What this task involves: Output all the entries word for word. Omit the pictures.
++++++++
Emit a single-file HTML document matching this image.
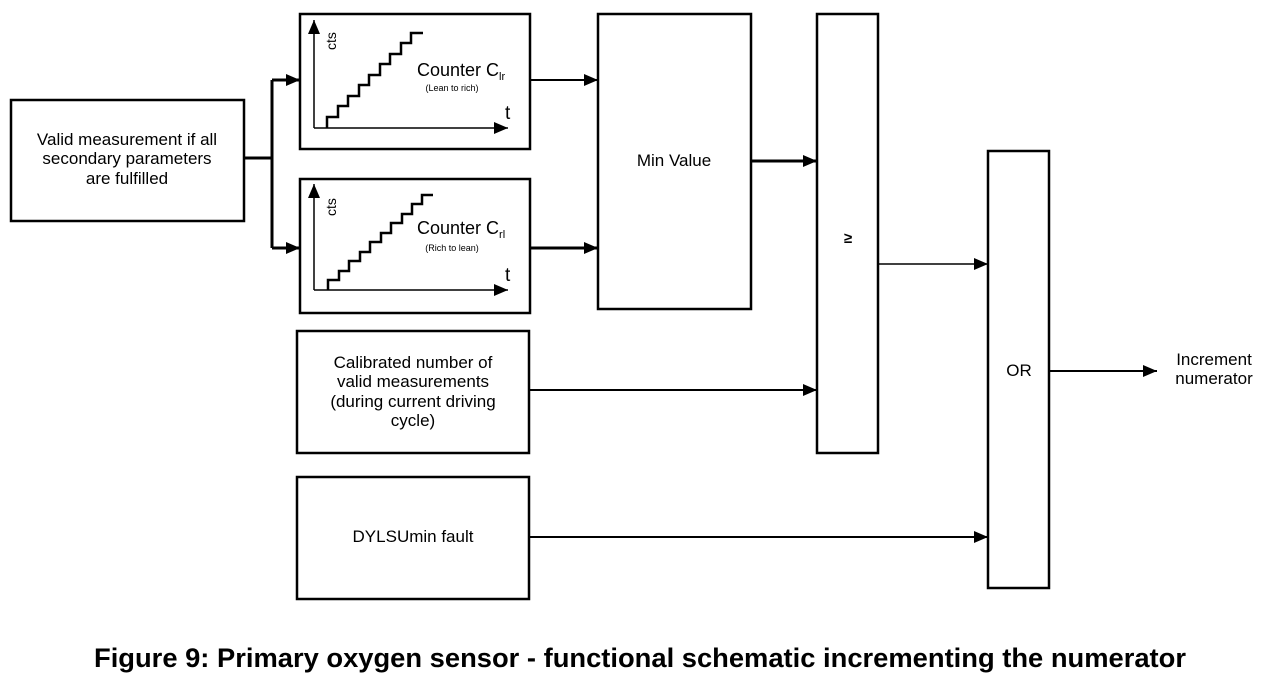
<!DOCTYPE html>
<html><head><style>
body{margin:0;background:#fff;}
svg text{font-family:"Liberation Sans",sans-serif;fill:#000;}
</style></head><body>
<svg width="1280" height="686" viewBox="0 0 1280 686" xmlns="http://www.w3.org/2000/svg">
<defs>
<marker id="b" markerWidth="14" markerHeight="12" refX="14" refY="6" orient="auto" markerUnits="userSpaceOnUse"><path d="M0,0 L14,6 L0,12 Z" fill="#000"/></marker>
</defs>
<g fill="none" stroke="#000" stroke-width="2.5">
<rect x="11" y="100" width="233" height="121"/>
<rect x="300" y="14" width="230" height="135"/>
<rect x="300" y="179" width="230" height="134"/>
<rect x="598" y="14" width="153" height="295"/>
<rect x="817" y="14" width="61" height="439"/>
<rect x="988" y="151" width="61" height="437"/>
<rect x="297" y="331" width="232" height="122"/>
<rect x="297" y="477" width="232" height="122"/>
</g>
<g fill="none" stroke="#000" stroke-width="3">
<path d="M244,158 H272"/>
<path d="M272,80 V248"/>
<path d="M272,80 H300" marker-end="url(#b)"/>
<path d="M272,248 H300" marker-end="url(#b)"/>
<path d="M751,161 H817" marker-end="url(#b)"/>
<path d="M530,248 H598" marker-end="url(#b)"/>
</g>
<g fill="none" stroke="#000" stroke-width="2">
<path d="M530,80 H598" marker-end="url(#b)"/>
<path d="M529,390 H817" marker-end="url(#b)"/>
<path d="M529,537 H988" marker-end="url(#b)"/>
<path d="M1049,371 H1157" marker-end="url(#b)"/>
</g>
<path d="M878,264 H988" stroke="#000" stroke-width="1.5" marker-end="url(#b)"/>
<g fill="none" stroke="#000" stroke-width="1.5">
<path d="M314,128 V20" marker-end="url(#b)"/>
<path d="M314,128 H508" marker-end="url(#b)"/>
<path d="M314,290 V184" marker-end="url(#b)"/>
<path d="M314,290 H508" marker-end="url(#b)"/>
</g>
<g fill="none" stroke="#000" stroke-width="2.5">
<path d="M327,128 V117 H338 V106 H348 V96 H359 V85 H369 V75 H380 V64 H390 V54 H401 V43 H411 V33 H423"/>
<path d="M328,290 V280 H339 V271 H349 V261 H360 V252 H370 V242 H381 V233 H391 V223 H402 V214 H412 V204 H422 V195 H433"/>
</g>
<g font-size="17" text-anchor="middle">
<text x="127" y="145">Valid measurement if all</text>
<text x="127" y="164">secondary parameters</text>
<text x="127" y="184">are fulfilled</text>
<text x="674" y="166">Min Value</text>
<text x="413" y="368">Calibrated number of</text>
<text x="413" y="387">valid measurements</text>
<text x="413" y="407">(during current driving</text>
<text x="413" y="426">cycle)</text>
<text x="413" y="542">DYLSUmin fault</text>
<text x="1019" y="376">OR</text>
<text x="1214" y="365">Increment</text>
<text x="1214" y="384">numerator</text>
<text x="848" y="243" font-size="15" font-weight="bold">≥</text>
</g>
<text x="417" y="76" font-size="18">Counter C<tspan font-size="11" dy="4">lr</tspan></text>
<text x="452" y="91" font-size="9" text-anchor="middle">(Lean to rich)</text>
<text x="417" y="234" font-size="18">Counter C<tspan font-size="11" dy="4">rl</tspan></text>
<text x="452" y="251" font-size="9" text-anchor="middle">(Rich to lean)</text>
<text x="505" y="119" font-size="19">t</text>
<text x="505" y="281" font-size="19">t</text>
<text transform="translate(336,50) rotate(-90)" font-size="14">cts</text>
<text transform="translate(336,216) rotate(-90)" font-size="14">cts</text>
<text x="640" y="667" font-size="27" font-weight="bold" text-anchor="middle" textLength="1092" lengthAdjust="spacingAndGlyphs">Figure 9: Primary oxygen sensor - functional schematic incrementing the numerator</text>
</svg>
</body></html>
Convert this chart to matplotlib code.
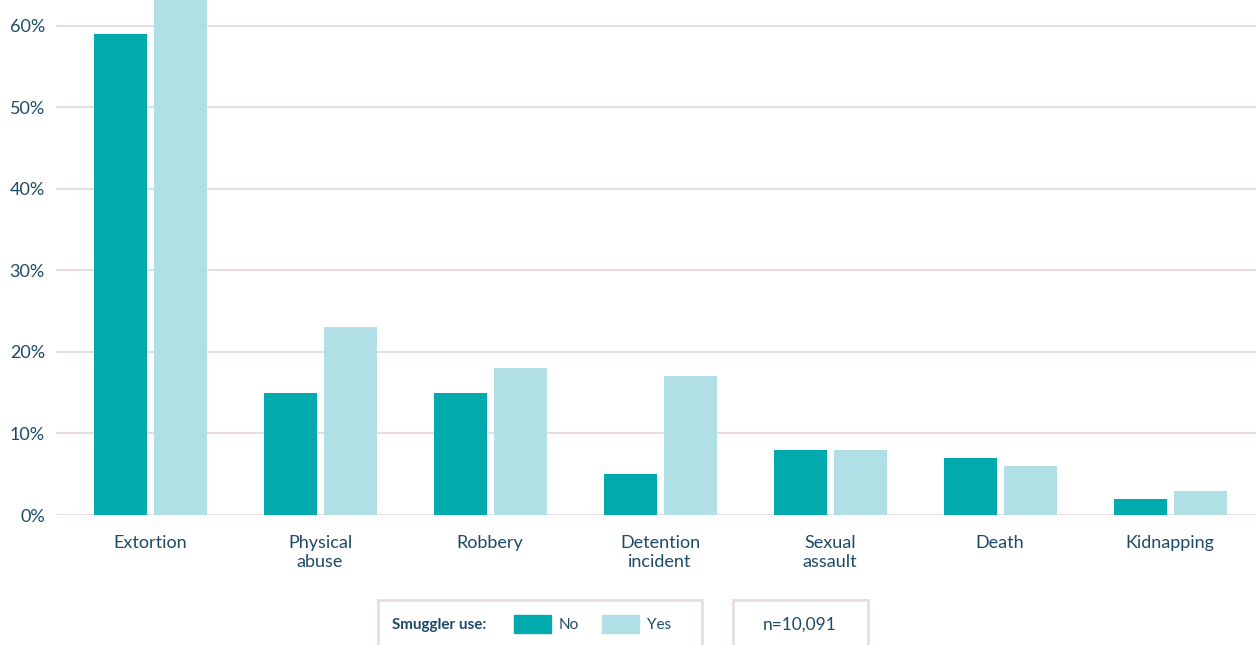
++++++++
Final answer:
Emit a single-file HTML document matching this image.
<!DOCTYPE html>
<html><head><style>
body{margin:0;background:#fff;}
svg text{font-family:"Liberation Sans",sans-serif;fill:#000;}
</style></head><body>
<svg width="1280" height="686" viewBox="0 0 1280 686" xmlns="http://www.w3.org/2000/svg">
<defs>
<marker id="b" markerWidth="14" markerHeight="12" refX="14" refY="6" orient="auto" markerUnits="userSpaceOnUse"><path d="M0,0 L14,6 L0,12 Z" fill="#000"/></marker>
</defs>
<g fill="none" stroke="#000" stroke-width="2.5">
<rect x="11" y="100" width="233" height="121"/>
<rect x="300" y="14" width="230" height="135"/>
<rect x="300" y="179" width="230" height="134"/>
<rect x="598" y="14" width="153" height="295"/>
<rect x="817" y="14" width="61" height="439"/>
<rect x="988" y="151" width="61" height="437"/>
<rect x="297" y="331" width="232" height="122"/>
<rect x="297" y="477" width="232" height="122"/>
</g>
<g fill="none" stroke="#000" stroke-width="3">
<path d="M244,158 H272"/>
<path d="M272,80 V248"/>
<path d="M272,80 H300" marker-end="url(#b)"/>
<path d="M272,248 H300" marker-end="url(#b)"/>
<path d="M751,161 H817" marker-end="url(#b)"/>
<path d="M530,248 H598" marker-end="url(#b)"/>
</g>
<g fill="none" stroke="#000" stroke-width="2">
<path d="M530,80 H598" marker-end="url(#b)"/>
<path d="M529,390 H817" marker-end="url(#b)"/>
<path d="M529,537 H988" marker-end="url(#b)"/>
<path d="M1049,371 H1157" marker-end="url(#b)"/>
</g>
<path d="M878,264 H988" stroke="#000" stroke-width="1.5" marker-end="url(#b)"/>
<g fill="none" stroke="#000" stroke-width="1.5">
<path d="M314,128 V20" marker-end="url(#b)"/>
<path d="M314,128 H508" marker-end="url(#b)"/>
<path d="M314,290 V184" marker-end="url(#b)"/>
<path d="M314,290 H508" marker-end="url(#b)"/>
</g>
<g fill="none" stroke="#000" stroke-width="2.5">
<path d="M327,128 V117 H338 V106 H348 V96 H359 V85 H369 V75 H380 V64 H390 V54 H401 V43 H411 V33 H423"/>
<path d="M328,290 V280 H339 V271 H349 V261 H360 V252 H370 V242 H381 V233 H391 V223 H402 V214 H412 V204 H422 V195 H433"/>
</g>
<g font-size="17" text-anchor="middle">
<text x="127" y="145">Valid measurement if all</text>
<text x="127" y="164">secondary parameters</text>
<text x="127" y="184">are fulfilled</text>
<text x="674" y="166">Min Value</text>
<text x="413" y="368">Calibrated number of</text>
<text x="413" y="387">valid measurements</text>
<text x="413" y="407">(during current driving</text>
<text x="413" y="426">cycle)</text>
<text x="413" y="542">DYLSUmin fault</text>
<text x="1019" y="376">OR</text>
<text x="1214" y="365">Increment</text>
<text x="1214" y="384">numerator</text>
<text x="848" y="243" font-size="15" font-weight="bold">≥</text>
</g>
<text x="417" y="76" font-size="18">Counter C<tspan font-size="11" dy="4">lr</tspan></text>
<text x="452" y="91" font-size="9" text-anchor="middle">(Lean to rich)</text>
<text x="417" y="234" font-size="18">Counter C<tspan font-size="11" dy="4">rl</tspan></text>
<text x="452" y="251" font-size="9" text-anchor="middle">(Rich to lean)</text>
<text x="505" y="119" font-size="19">t</text>
<text x="505" y="281" font-size="19">t</text>
<text transform="translate(336,50) rotate(-90)" font-size="14">cts</text>
<text transform="translate(336,216) rotate(-90)" font-size="14">cts</text>
<text x="640" y="667" font-size="27" font-weight="bold" text-anchor="middle" textLength="1092" lengthAdjust="spacingAndGlyphs">Figure 9: Primary oxygen sensor - functional schematic incrementing the numerator</text>
</svg>
</body></html>
Convert this chart to matplotlib code.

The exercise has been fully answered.